Муратов, конечно же, не мог знать «В поисках утраченного времени», так как, когда он писал свою книгу об Италии, первый том романа еще не вышел из печати. Зато предтечи у него были те же, что и у англофила Пруста. Муратов прекрасно знал европейскую литературу fin de siècle, как произведения авторов, близких к английскому эстетизму, таких как Джон Саймондс, Вернон Ли и Уолтер Патер, так и французских символистов, в том числе и Esquisses vénitiennes, «Венецианские наброски», Анри де Ренье. Результат оказался схож. «По направлению к Свану» и «Образы Италии» — два примера рефлексии (от латинского reflexio, «обращение назад») в европейской культуре накануне катастрофы, покончившей с belle époque. Гениальный роман Пруста научил человечество наделять мгновенье бессмертием, впечатав его в вечность; замечательная книга Муратова научила русских видеть Италию, став итогом долгого опыта русско-итальянских отношений, чье начало отмечено упоминанием о венецианцах в «Слове о полку Игореве». Гениальность и замечательность, конечно же, разница: в том, что «В поисках утраченного времени» переведено практически на все языки мира, а «Образы Италии» пока достояние только лишь русского языка, есть высшая справедливость. Впрочем, высшая справедливость все время держит на глазах повязку.

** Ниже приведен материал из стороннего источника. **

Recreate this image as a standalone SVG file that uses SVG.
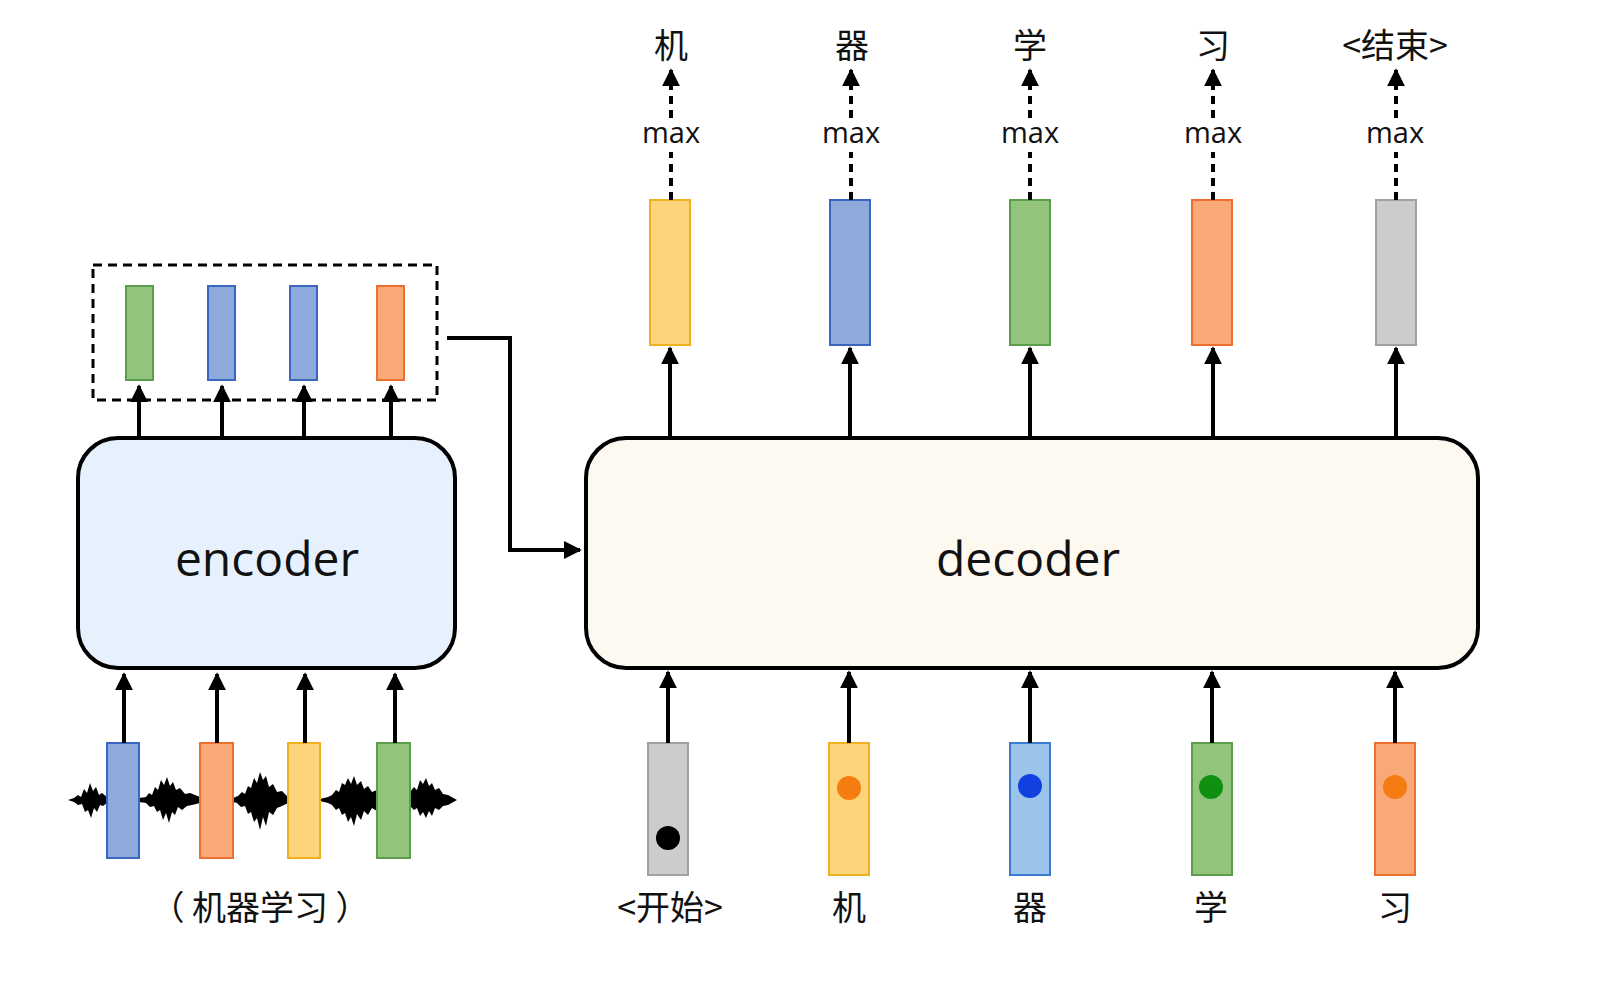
<svg xmlns="http://www.w3.org/2000/svg" width="1598" height="984" viewBox="0 0 1598 984">
<defs>
<marker id="ah" viewBox="0 0 10 10" refX="9" refY="5" markerWidth="4.5" markerHeight="4.5" orient="auto"><path d="M0,0 L10,5 L0,10 z" fill="#000"/></marker>
<style>
.ln{stroke:#000;stroke-width:4;fill:none;marker-end:url(#ah)}
.dl{stroke:#000;stroke-width:4;fill:none;stroke-dasharray:8,6;marker-end:url(#ah)}
.dd{stroke:#000;stroke-width:4;fill:none;stroke-dasharray:8,6}
.y{fill:#fcd57a;stroke:#f0b020;stroke-width:2}
.b{fill:#8eaadc;stroke:#3a66c0;stroke-width:2}
.lb{fill:#9cc3ea;stroke:#3a7cd0;stroke-width:2}
.g{fill:#93c47d;stroke:#5a9e4a;stroke-width:2}
.o{fill:#f9a877;stroke:#ed7030;stroke-width:2}
.gr{fill:#cccccc;stroke:#a0a0a0;stroke-width:2}
text{font-family:"Open Sans","Noto Sans CJK SC",sans-serif;fill:#111;text-anchor:middle}
.cj{font-family:"Noto Sans CJK SC",sans-serif;font-size:34px}
.mx{font-size:29px}
.wv{fill:#000}
</style>
</defs>
<rect width="1598" height="984" fill="#fff"/>
<g id="encoder"><rect x="78" y="438" width="377" height="230" rx="40" fill="#e6f1fd" stroke="#000" stroke-width="4"/><text x="267" y="576" font-size="48" font-weight="500">encoder</text></g>
<g id="decoder"><rect x="586" y="438" width="892" height="230" rx="40" fill="#fdf8f0" stroke="#000" stroke-width="4"/><text x="1028" y="576" font-size="48" font-weight="500">decoder</text></g>
<g id="enc-out">
<rect x="93" y="265" width="344" height="135" fill="none" stroke="#000" stroke-width="3" stroke-dasharray="9,6"/>
<rect class="g" x="126" y="286" width="27" height="94"/><rect class="b" x="208" y="286" width="27" height="94"/><rect class="b" x="290" y="286" width="27" height="94"/><rect class="o" x="377" y="286" width="27" height="94"/>
</g>
<g id="wave" class="wv">
<polygon points="68,800 74,798 78,795 81,797 84,789 87,793 90,783 93,791 96,787 99,795 102,793 107,797 107,803 103,806 100,805 97,812 94,808 91,818 88,810 85,812 82,804 78,805 74,802"/>
<polygon points="139,798 146,797 149,793 152,795 155,787 158,790 161,780 164,785 167,777 170,786 173,782 176,790 180,788 185,794 190,793 200,797 200,803 192,805 187,806 182,810 178,807 175,815 172,812 169,823 166,813 163,820 160,810 157,812 154,806 150,807 146,803 139,802"/>
<polygon points="233,798 238,796 242,792 245,794 248,786 251,788 254,778 257,783 260,772 263,780 266,776 269,787 273,784 277,792 282,791 288,797 288,803 282,806 277,808 273,815 269,812 266,826 263,817 260,830 257,818 254,822 251,812 248,814 245,806 241,807 237,803 233,802"/>
<polygon points="320,799 328,797 332,795 336,790 339,792 342,783 345,785 348,778 351,784 354,776 357,785 361,781 364,789 368,786 372,792 377,790 377,811 372,808 368,815 364,811 361,820 357,814 354,826 351,817 348,822 345,813 342,815 339,808 336,810 332,805 328,803 320,801"/>
<polygon points="410,792 414,787 417,790 420,780 423,784 426,778 429,786 432,783 435,790 439,788 443,794 448,795 457,800 448,805 443,806 439,810 435,808 432,816 429,811 426,818 423,812 420,816 417,808 414,810 410,806"/>
</g>
<g id="enc-in">
<rect class="b" x="107" y="743" width="32" height="115"/><rect class="o" x="200" y="743" width="33" height="115"/><rect class="y" x="288" y="743" width="32" height="115"/><rect class="g" x="377" y="743" width="33" height="115"/>
<text class="cj" x="260" y="920">（ 机器学习 ）</text>
</g>
<g id="dec-out">
<rect class="y" x="650" y="200" width="40" height="145"/><rect class="b" x="830" y="200" width="40" height="145"/><rect class="g" x="1010" y="200" width="40" height="145"/><rect class="o" x="1192" y="200" width="40" height="145"/><rect class="gr" x="1376" y="200" width="40" height="145"/>
<text class="mx" x="671" y="143">max</text><text class="mx" x="851" y="143">max</text><text class="mx" x="1030" y="143">max</text><text class="mx" x="1213" y="143">max</text><text class="mx" x="1395" y="143">max</text>
<text class="cj" x="671" y="58" font-size="36">机</text><text class="cj" x="852" y="58" font-size="36">器</text><text class="cj" x="1030" y="58" font-size="36">学</text><text class="cj" x="1213" y="58" font-size="36">习</text><text class="cj" x="1395" y="58" font-size="36">&lt;结束&gt;</text>
</g>
<g id="dec-in">
<rect class="gr" x="648" y="743" width="40" height="132"/><rect class="y" x="829" y="743" width="40" height="132"/><rect class="lb" x="1010" y="743" width="40" height="132"/><rect class="g" x="1192" y="743" width="40" height="132"/><rect class="o" x="1375" y="743" width="40" height="132"/>
<circle cx="668" cy="838" r="12" fill="#000"/><circle cx="849" cy="788" r="12" fill="#f57c10"/><circle cx="1030" cy="786" r="12" fill="#1040e0"/><circle cx="1211" cy="787" r="12" fill="#109010"/><circle cx="1395" cy="787" r="12" fill="#f57c10"/>
<text class="cj" x="670" y="920">&lt;开始&gt;</text><text class="cj" x="849" y="920">机</text><text class="cj" x="1030" y="920">器</text><text class="cj" x="1211" y="920">学</text><text class="cj" x="1395" y="920">习</text>
</g>
<g id="connectors">
<path class="ln" d="M139,438V386"/><path class="ln" d="M222,438V386"/><path class="ln" d="M304,438V386"/><path class="ln" d="M391,438V386"/>
<path class="ln" d="M124,743V674"/><path class="ln" d="M217,743V674"/><path class="ln" d="M305,743V674"/><path class="ln" d="M395,743V674"/>
<path class="ln" d="M447,338H510V550H580"/>
<path class="ln" d="M670,438V348"/><path class="ln" d="M850,438V348"/><path class="ln" d="M1030,438V348"/><path class="ln" d="M1213,438V348"/><path class="ln" d="M1396,438V348"/>
<path class="ln" d="M668,743V672"/><path class="ln" d="M849,743V672"/><path class="ln" d="M1030,743V672"/><path class="ln" d="M1212,743V672"/><path class="ln" d="M1395,743V672"/>
<g id="dashes">
<path class="dd" d="M671,200V152"/><path class="dd" d="M851,200V152"/><path class="dd" d="M1030,200V152"/><path class="dd" d="M1213,200V152"/><path class="dd" d="M1396,200V152"/>
<path class="dl" d="M671,118V70"/><path class="dl" d="M851,118V70"/><path class="dl" d="M1030,118V70"/><path class="dl" d="M1213,118V70"/><path class="dl" d="M1396,118V70"/>
</g>
</g>
</svg>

Муратова с Прустом особенно роднит та свобода, с коей он ориентируется в пространстве humanitas, то есть в пространстве европейской культуры. Неясная тоска, родилась в русском сознании отнюдь не при Сталине, а намного раньше, воздействует на него с детских лет. Россияне таскают ее с собой по всему миру, как кипятильник для своих чаепитий, и, оказавшись в Европе, тыкают свою неясную тоску во все дырки. А розетки-то других стандартов, возникает замыкание. Русскому духу вообще свойственна неуклюжесть, он в европейской humanitas все норовит так повернуться, чтобы, как в «Идиоте», какую-нибудь драгоценную вазу кокнуть. Италия — родина humanitas и ее святая святых. В Италии русские становятся как-то особо косоруки, и великая мышкинская неловкость ощутима как в Гоголе, так и в Иванове, наших самых великих римлянах. Естественная непринужденность, с коей Муратов ориентируется в humanitas, для русских редка. Она была у Пушкина, никогда дальше Одессы на западе не бывшего (впрочем, Одесса находится на той же долготе, что и Петербург). Пушкинская Италия чисто умозрительна, ибо хоть он и надеялся на то, что «Адриатические волны, О Брента!/ нет, увижу вас/ И, вдохновенья снова полный,/ Услышу ваш волшебный глас», — ничего он не увидел и не услышал, так как был невыездной. Но Пушкин гений. Его призрачная Италия гораздо проще гоголевской, но зато и чище, и, как полагается сказочной стране, существующей лишь в воображении, она вся залита солнцем и счастьем. Яркая, четкая и условная. Столь же схожая с реальной Италией, сколь стих «Из Пиндемонти» схож со стихами настоящего Ипполито Пиндемонте.